▶ _Objective_
Produce an exact copy of all the data below, dropping every image.

▶ _Dataset records_
········

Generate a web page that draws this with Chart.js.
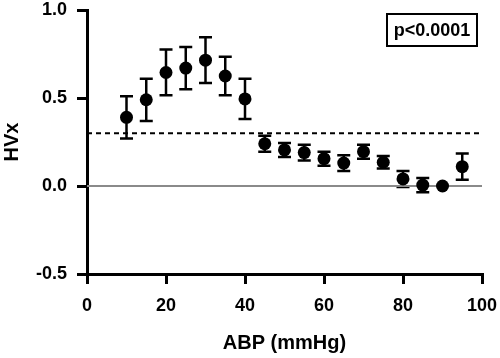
<!DOCTYPE html>
<html>
<head>
<meta charset="utf-8">
<script src="https://cdn.jsdelivr.net/npm/chart.js@4.4.0/dist/chart.umd.min.js"></script>
<style>
  html, body { margin: 0; padding: 0; background: #fff; }
  #wrap { width: 500px; height: 358px; }
</style>
</head>
<body>
<div id="wrap"><canvas id="c" width="500" height="358"></canvas></div>
<script>
// ABP bins (mmHg) and mean HVx with error (half-length of bar)
var abp = [10, 15, 20, 25, 30, 35, 40, 45, 50, 55, 60, 65, 70, 75, 80, 85, 90, 95];
var hvx = [0.39, 0.49, 0.645, 0.67, 0.715, 0.625, 0.495, 0.24, 0.205, 0.19, 0.155, 0.13, 0.195, 0.135, 0.04, 0.005, 0.0, 0.11];
var err = [0.12, 0.12, 0.13, 0.12, 0.13, 0.11, 0.115, 0.045, 0.04, 0.045, 0.04, 0.045, 0.04, 0.035, 0.045, 0.04, 0, 0.075];
var threshold = 0.3;
var pLabel = 'p<0.0001';
var xTitle = 'ABP (mmHg)';
var yTitle = 'HVx';

var FONT = 'Liberation Sans, Arial, Helvetica, sans-serif';

var points = abp.map(function(x, i) { return { x: x, y: hvx[i] }; });

var errorBars = {
    id: 'errorBars',
    beforeDatasetsDraw: function(chart) {
        var ctx = chart.ctx;
        var xs = chart.scales.x, ys = chart.scales.y;
        ctx.save();
        ctx.strokeStyle = '#000';
        ctx.lineWidth = 2.5;
        for (var i = 0; i < abp.length; i++) {
            if (!err[i]) continue;
            var px = xs.getPixelForValue(abp[i]);
            var top = ys.getPixelForValue(hvx[i] + err[i]);
            var bot = ys.getPixelForValue(hvx[i] - err[i]);
            ctx.beginPath();
            ctx.moveTo(px, top); ctx.lineTo(px, bot);
            ctx.moveTo(px - 6.5, top); ctx.lineTo(px + 6.5, top);
            ctx.moveTo(px - 6.5, bot); ctx.lineTo(px + 6.5, bot);
            ctx.stroke();
        }
        ctx.restore();
    },
    afterDraw: function(chart) {
        var ctx = chart.ctx;
        ctx.save();
        ctx.strokeStyle = '#000';
        ctx.lineWidth = 2;
        ctx.strokeRect(387, 14, 90, 32);
        ctx.fillStyle = '#000';
        ctx.font = 'bold 18px ' + FONT;
        ctx.textAlign = 'center';
        ctx.textBaseline = 'middle';
        ctx.fillText(pLabel, 432, 31);
        ctx.restore();
    }
};

new Chart(document.getElementById('c'), {
    type: 'scatter',
    data: {
        datasets: [
            {
                data: [{ x: 0, y: 0 }, { x: 100, y: 0 }],
                type: 'line', showLine: true, pointRadius: 0,
                borderColor: '#8a8a8a', borderWidth: 2, order: 3
            },
            {
                data: [{ x: 0, y: threshold }, { x: 100, y: threshold }],
                type: 'line', showLine: true, pointRadius: 0,
                borderColor: '#000', borderWidth: 2, borderDash: [5, 4], order: 2
            },
            {
                data: points,
                pointRadius: 6.5, pointBackgroundColor: '#000', pointBorderWidth: 0,
                order: 1
            }
        ]
    },
    options: {
        responsive: false,
        animation: false,
        events: [],
        layout: { padding: { top: 10, right: 18, left: 0, bottom: 0 } },
        plugins: { legend: { display: false }, tooltip: { enabled: false } },
        scales: {
            x: {
                type: 'linear', min: 0, max: 100,
                afterFit: function(s) { s.height = 84; s.paddingLeft = 0; s.paddingRight = 0; },
                ticks: { stepSize: 20, color: '#000', padding: 11, font: { family: FONT, size: 18, weight: 'bold' } },
                grid: { drawOnChartArea: false, drawTicks: true, tickLength: 10, color: '#000', lineWidth: 3 },
                border: { display: true, color: '#000', width: 3 },
                title: { display: true, text: xTitle, color: '#000', padding: { top: 4, bottom: 3 }, font: { family: FONT, size: 20, weight: 'bold' } }
            },
            y: {
                min: -0.5, max: 1.0,
                afterFit: function(s) { s.width = 87; s.paddingTop = 0; s.paddingBottom = 0; },
                ticks: { stepSize: 0.5, color: '#000', padding: 10, font: { family: FONT, size: 18, weight: 'bold' },
                    callback: function(v) { return v.toFixed(1); } },
                grid: { drawOnChartArea: false, drawTicks: true, tickLength: 10, color: '#000', lineWidth: 3 },
                border: { display: true, color: '#000', width: 3 },
                title: { display: true, text: yTitle, color: '#000', padding: { top: 0, bottom: 0 }, font: { family: FONT, size: 20, weight: 'bold' } }
            }
        }
    },
    plugins: [errorBars]
});
</script>
</body>
</html>
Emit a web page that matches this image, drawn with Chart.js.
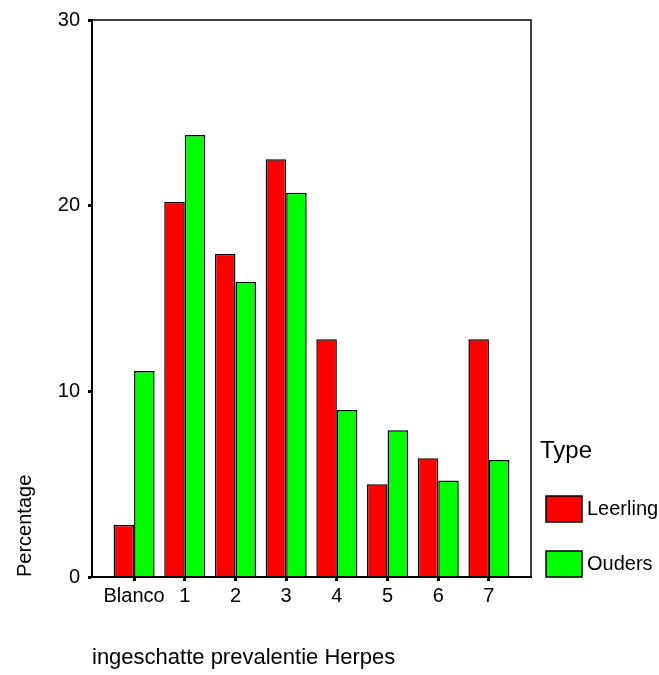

········

▶ _Task response_
Generate a web page that draws this with Chart.js.
<!DOCTYPE html>
<html>
<head>
<meta charset="utf-8">
<script src="https://cdn.jsdelivr.net/npm/chart.js@4.4.0/dist/chart.umd.min.js"></script>
<style>
  html, body { margin: 0; padding: 0; background: #fff; }
  #wrap { width: 500px; height: 358px; }
</style>
</head>
<body>
<div id="wrap"><canvas id="c" width="500" height="358"></canvas></div>
<script>
// ABP bins (mmHg) and mean HVx with error (half-length of bar)
var abp = [10, 15, 20, 25, 30, 35, 40, 45, 50, 55, 60, 65, 70, 75, 80, 85, 90, 95];
var hvx = [0.39, 0.49, 0.645, 0.67, 0.715, 0.625, 0.495, 0.24, 0.205, 0.19, 0.155, 0.13, 0.195, 0.135, 0.04, 0.005, 0.0, 0.11];
var err = [0.12, 0.12, 0.13, 0.12, 0.13, 0.11, 0.115, 0.045, 0.04, 0.045, 0.04, 0.045, 0.04, 0.035, 0.045, 0.04, 0, 0.075];
var threshold = 0.3;
var pLabel = 'p<0.0001';
var xTitle = 'ABP (mmHg)';
var yTitle = 'HVx';

var FONT = 'Liberation Sans, Arial, Helvetica, sans-serif';

var points = abp.map(function(x, i) { return { x: x, y: hvx[i] }; });

var errorBars = {
    id: 'errorBars',
    beforeDatasetsDraw: function(chart) {
        var ctx = chart.ctx;
        var xs = chart.scales.x, ys = chart.scales.y;
        ctx.save();
        ctx.strokeStyle = '#000';
        ctx.lineWidth = 2.5;
        for (var i = 0; i < abp.length; i++) {
            if (!err[i]) continue;
            var px = xs.getPixelForValue(abp[i]);
            var top = ys.getPixelForValue(hvx[i] + err[i]);
            var bot = ys.getPixelForValue(hvx[i] - err[i]);
            ctx.beginPath();
            ctx.moveTo(px, top); ctx.lineTo(px, bot);
            ctx.moveTo(px - 6.5, top); ctx.lineTo(px + 6.5, top);
            ctx.moveTo(px - 6.5, bot); ctx.lineTo(px + 6.5, bot);
            ctx.stroke();
        }
        ctx.restore();
    },
    afterDraw: function(chart) {
        var ctx = chart.ctx;
        ctx.save();
        ctx.strokeStyle = '#000';
        ctx.lineWidth = 2;
        ctx.strokeRect(387, 14, 90, 32);
        ctx.fillStyle = '#000';
        ctx.font = 'bold 18px ' + FONT;
        ctx.textAlign = 'center';
        ctx.textBaseline = 'middle';
        ctx.fillText(pLabel, 432, 31);
        ctx.restore();
    }
};

new Chart(document.getElementById('c'), {
    type: 'scatter',
    data: {
        datasets: [
            {
                data: [{ x: 0, y: 0 }, { x: 100, y: 0 }],
                type: 'line', showLine: true, pointRadius: 0,
                borderColor: '#8a8a8a', borderWidth: 2, order: 3
            },
            {
                data: [{ x: 0, y: threshold }, { x: 100, y: threshold }],
                type: 'line', showLine: true, pointRadius: 0,
                borderColor: '#000', borderWidth: 2, borderDash: [5, 4], order: 2
            },
            {
                data: points,
                pointRadius: 6.5, pointBackgroundColor: '#000', pointBorderWidth: 0,
                order: 1
            }
        ]
    },
    options: {
        responsive: false,
        animation: false,
        events: [],
        layout: { padding: { top: 10, right: 18, left: 0, bottom: 0 } },
        plugins: { legend: { display: false }, tooltip: { enabled: false } },
        scales: {
            x: {
                type: 'linear', min: 0, max: 100,
                afterFit: function(s) { s.height = 84; s.paddingLeft = 0; s.paddingRight = 0; },
                ticks: { stepSize: 20, color: '#000', padding: 11, font: { family: FONT, size: 18, weight: 'bold' } },
                grid: { drawOnChartArea: false, drawTicks: true, tickLength: 10, color: '#000', lineWidth: 3 },
                border: { display: true, color: '#000', width: 3 },
                title: { display: true, text: xTitle, color: '#000', padding: { top: 4, bottom: 3 }, font: { family: FONT, size: 20, weight: 'bold' } }
            },
            y: {
                min: -0.5, max: 1.0,
                afterFit: function(s) { s.width = 87; s.paddingTop = 0; s.paddingBottom = 0; },
                ticks: { stepSize: 0.5, color: '#000', padding: 10, font: { family: FONT, size: 18, weight: 'bold' },
                    callback: function(v) { return v.toFixed(1); } },
                grid: { drawOnChartArea: false, drawTicks: true, tickLength: 10, color: '#000', lineWidth: 3 },
                border: { display: true, color: '#000', width: 3 },
                title: { display: true, text: yTitle, color: '#000', padding: { top: 0, bottom: 0 }, font: { family: FONT, size: 20, weight: 'bold' } }
            }
        }
    },
    plugins: [errorBars]
});
</script>
</body>
</html>
Emit a web page that matches this image, drawn with Chart.js.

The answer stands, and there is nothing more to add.